An annuity is very different than a mutual fund; although, there is an intersection between the two. A mutual fund, to define that first, is an investment pool in which multiple individuals, perhaps many of the employees of a business, invest some of their income in a common account that is then invested in any number of activities, such as treasury bonds and the stock markets of the United States and, possibly, other countries. The "fund" hires a skilled professional to manage the allocation of money among different categories of investment. Diversification among multiple investment instruments is often a safe way of ensuring growth while minimizing losses in any one category. For example, the stock market is obviously an up-and-down form of investment. By investing some of the pool's funds in stocks while investing other funds in more conservative instruments like money markets and bonds, the funds' participants are protected against catastrophic plunges in stock markets. Such protection can come at the expense of larger earnings, such as when the stock market is doing well, but the trade-off is generally worthwhile as one approaches retirement age.

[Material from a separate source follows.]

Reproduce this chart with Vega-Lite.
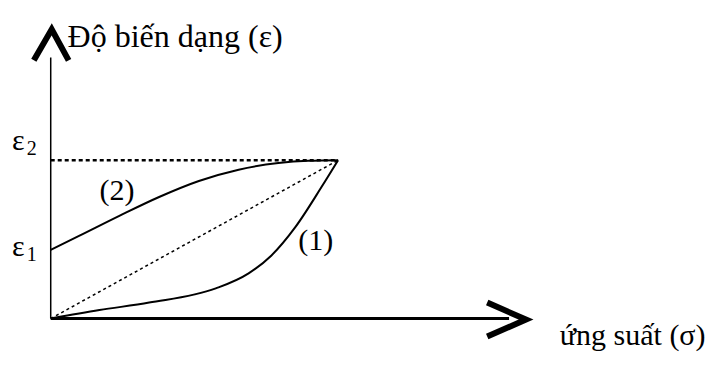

An annuity is a monthly or yearly payment to an individual from that individual’s retirement account, such as a pension or 401K savings plan. The aforementioned intersection between a mutual fund and an annuity, therefore, occurs when the individual investor retires and receives monthly or yearly payments from the fund or pension.
An annuity and a mutual fund are two types of investment tools which allows an individual to diversify their assets and can potentially offer long-term growth of funds. An annuity is a fixed sum of money paid to someone annually. It is a type of insurance in which the investor is entitled to receive annual payments. A mutual fund is an investment program funded by shareholders and the funds are invested in various securities such as stocks, bonds, money market instruments, and various other assets. The main difference between an annuity and a mutual fund is that an annuity provides insurance benefits in which a mutual fund does not have. With an annuity you are purchasing an insurance contract which ensures that you will receive annual payments. With a mutual fund, your funds are dependent on how your portfolio of securities are performing.